A fan of the Los Angeles Lakers and Magic Johnson, Neely said he wanted a box of Wheaties that showed the team after it repeated as NBA champions. He asked a friend about it in California.
“It was the Lakers’ back-to-back championship box,” Neely said. “He said send $25 for the box and he’d send it.”
The money was quickly sent.
Born and raised in Richmond, Neely began collecting Topps baseball cards in 1973. After graduating from high school, he majored in business at Christopher Newport College (now University) in Newport News. He said he had only two boxes when he met his future wife, Tamara Lynn Tyndall.

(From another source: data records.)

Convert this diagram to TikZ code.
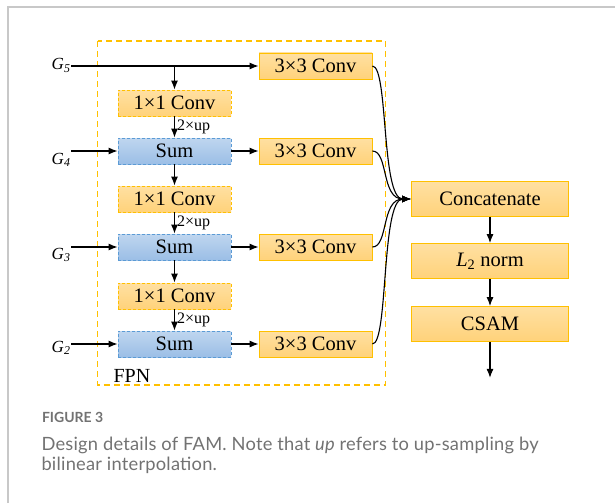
\documentclass[tikz,border=0pt]{standalone}
\usepackage{fontspec}
\setmainfont{Liberation Serif}
\newfontfamily\capfont{Lato}
\usetikzlibrary{arrows.meta,positioning}

\definecolor{convtop}{HTML}{FFE0A2}
\definecolor{convbot}{HTML}{FFD27A}
\definecolor{convline}{HTML}{FFC000}
\definecolor{sumtop}{HTML}{BFD6EF}
\definecolor{sumbot}{HTML}{9BBEE6}
\definecolor{sumline}{HTML}{5B9BD5}
\definecolor{capgray}{HTML}{727272}
\definecolor{framegray}{HTML}{C8C8C8}

\begin{document}
\begin{tikzpicture}[x=1pt,y=-1pt,>={Latex[length=9pt,width=7pt]},line width=1.1pt,node distance=48pt]
\tikzstyle{conv}=[draw=convline,line width=0.8pt,top color=convtop,bottom color=convbot,minimum width=113pt,minimum height=26pt,inner sep=0pt,font=\fontsize{20.5}{24}\selectfont]
\tikzstyle{lateral}=[conv,dash pattern=on 3pt off 2pt]
\tikzstyle{sum}=[lateral,draw=sumline,top color=sumtop,bottom color=sumbot]
\tikzstyle{head}=[conv,minimum width=157pt,minimum height=35pt]
\tikzstyle{inlbl}=[anchor=base east,inner sep=0pt,font=\fontsize{17}{20}\selectfont\itshape]
\tikzstyle{uplbl}=[right,inner sep=2pt,font=\fontsize{16}{18}\selectfont]
\tikzstyle{captxt}=[anchor=base west,inner sep=0pt,text=capgray,font=\capfont\fontsize{18.3}{20}\selectfont\addfontfeature{LetterSpace=1.2}]

\useasboundingbox (0,0) rectangle (615,503);
\draw[framegray,line width=2pt] (7.5,503) -- (7.5,7.5) -- (615,7.5);

% FPN part
\draw[convline,line width=1.8pt,dash pattern=on 6pt off 4pt] (97.5,41) rectangle (385.5,385);
\node[anchor=base west,inner sep=0pt,font=\fontsize{20}{24}\selectfont] (fpn) at (113,382) {FPN};

\node[lateral] (c5) at (174.5,103) {1×1 Conv};
\node[sum,below of=c5] (s4) {Sum};
\node[lateral,below of=s4] (c4) {1×1 Conv};
\node[sum,below of=c4] (s3) {Sum};
\node[lateral,below of=s3,node distance=49pt] (c3) {1×1 Conv};
\node[sum,below of=c3] (s2) {Sum};

\node[conv] (k5) at (315.5,66) {3×3 Conv};
\node[conv,right of=s4,node distance=141pt] (k4) {3×3 Conv};
\node[conv,right of=s3,node distance=141pt] (k3) {3×3 Conv};
\node[conv,right of=s2,node distance=141pt] (k2) {3×3 Conv};

\node[inlbl] (g5) at (71,70) {G\textsubscript{5}};
\node[inlbl] (g4) at (71,164) {G\textsubscript{4}};
\node[inlbl] (g3) at (71,259) {G\textsubscript{3}};
\node[inlbl] (g2) at (71,352) {G\textsubscript{2}};

\draw[->] (g5.east |- k5) -- (k5);
\draw[->] (c5 |- k5) -- (c5);
\draw[->] (c5) -- node[uplbl] {2×up} (s4);
\draw[->] (c4) -- node[uplbl] {2×up} (s3);
\draw[->] (c3) -- node[uplbl] {2×up} (s2);
\draw[->] (s4) -- (c4);
\draw[->] (s3) -- (c3);
\draw[->] (g4.east |- s4) -- (s4);
\draw[->] (g3.east |- s3) -- (s3);
\draw[->] (g2.east |- s2) -- (s2);
\draw[->] (s4) -- (k4);
\draw[->] (s3) -- (k3);
\draw[->] (s2) -- (k2);

% head
\node[head] (cat) at (490,199) {Concatenate};
\node[head,below of=cat,node distance=62pt] (l2) {\textit{L}\textsubscript{2} norm};
\node[head,below of=l2,node distance=63pt] (csam) {CSAM};
\coordinate[below=36pt of csam] (out);

\foreach \k in {k5,k4,k3,k2}
  \draw[->] (\k.east) .. controls +(16,0) and +(-30,0) .. (cat.west);
\draw[->] (cat) -- (l2);
\draw[->] (l2) -- (csam);
\draw[->] (csam) -- (out);

% caption
\node[anchor=base west,inner sep=0pt,text=capgray,font=\capfont\bfseries\fontsize{14}{16}\selectfont] (fig) at (41.5,422) {FIGURE 3};
\node[captxt] (cap1) at (41,450) {Design details of FAM. Note that {\itshape up} refers to up-sampling by};
\node[captxt] (cap2) at (41,470.5) {bilinear interpolation.};
\end{tikzpicture}
\end{document}
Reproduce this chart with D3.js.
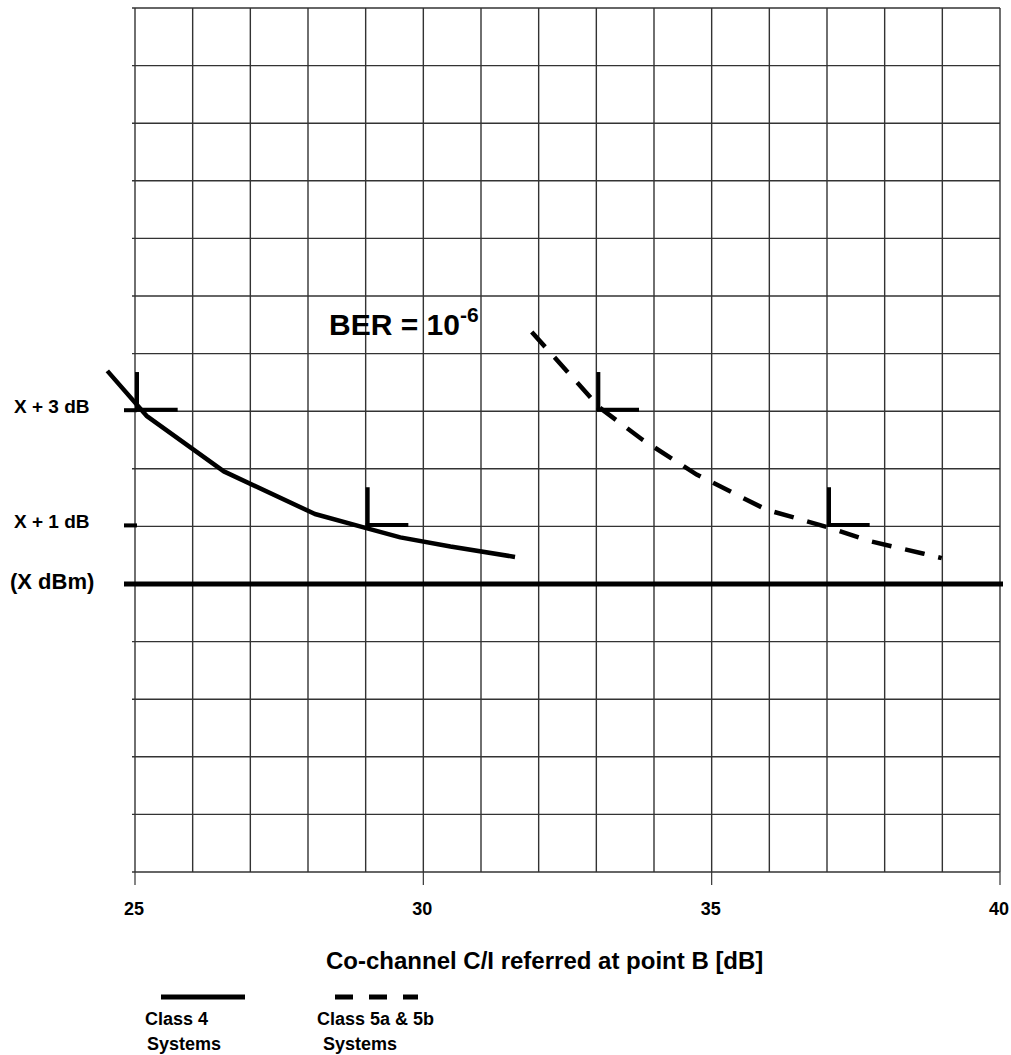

They were married in September 1990 and raised two daughters; their youngest daughter graduates this spring from Virginia Commonwealth University.
Neely said his wife was aware he liked to collect Wheaties boxes and continued to add to his collection.
“I remember when I got my 30th box and I asked her, ‘That’s pretty cool, isn’t it?’ And she’s a sports fan, and said, ‘Yes,’” Neely said. “When I hit 300 boxes I asked her, ‘Do you think that’s as cool as when I got to 30?’ and she said, ‘No.’”
With the dawn of the internet in the late 1990s, but before the emergence of online auction sites, Neely relied on chat rooms to find boxes he needed.
“This was long before eBay,” he said. “I guess it’s kind of creepy now, looking back, but this is the gospel. I’d go online (to AOL chat rooms) and trade with people.”
Neely would generally chat up women, figuring they were more likely to see the Wheaties boxes that featured regional heroes at a grocery store. Neely’s wife was privy to the online conversations, by the way.
“I’d find a female in a city and ask her, ‘Would you be willing to buy me a box?’” Neely would say.
Most would help, but some were skeptical.
“For the 1997 Franco Harris box (commemorating the 25th anniversary of the “Immaculate Reception”), I messaged a woman in Pittsburgh and she said, ‘What’s the joke?’ It turns out her husband worked on the deal that put Franco on the Wheaties box.”
Neely, the co-owner of Blue Ridge Exteriors, a home siding company in Richmond with Paul Rzasa, said his most interesting purchase was involved boxes that were swept under the rug: Three uncut sheets of eight boxes from 1947, which featured Paul Bunyan, Cleopatra and Klondike Jim, among others.
“The seller laid carpet for a living,” Neely said. “They were in this one house working and lifted the carpet, and there it was, right under the carpet.
“It was a legit uncut sheet of eight boxes,” Neely said. “So I called the guy and I played kind of dumb and said, ‘I wouldn’t know what to offer.’ he said, ‘Make me an offer.’ And I said, ‘I could offer you $100 but I don’t want to insult you.’ And he said, ‘If you make it $200 I’ll give you all three of them.”
One of those uncut sheets hangs on Neely’s wall.
While Neely’s collection is prolific, he said a man in Arizona has an even larger collection. And more importantly, a master list of boxes from General Mills, given to him by a friend who worked there.
“I keep ‘reminding;’ him to get me that list,” Neely said.
While Neely says his collection is not a big deal — “It’s hard to sexy up a bunch of Wheaties boxes” — he does enjoy the history of the cereal and the athletes who have graced its boxes.
“The way I see it, I use it for historical reference,” he said. “It’s the true history of sports. Wheaties chronicles the history of sports.”
That includes the career of Jordan, whose presence on Wheaties boxes have thrilled fans for years.
“I remember being in college and watching Jordan and thinking, ‘I can’t believe I’m getting to watch this guy,” Neely said.
Going on Neely’s website and viewing the expansiveness of his collection has the same effect.
“It’s now an illness,” he laughs. “It’s a labor of love.”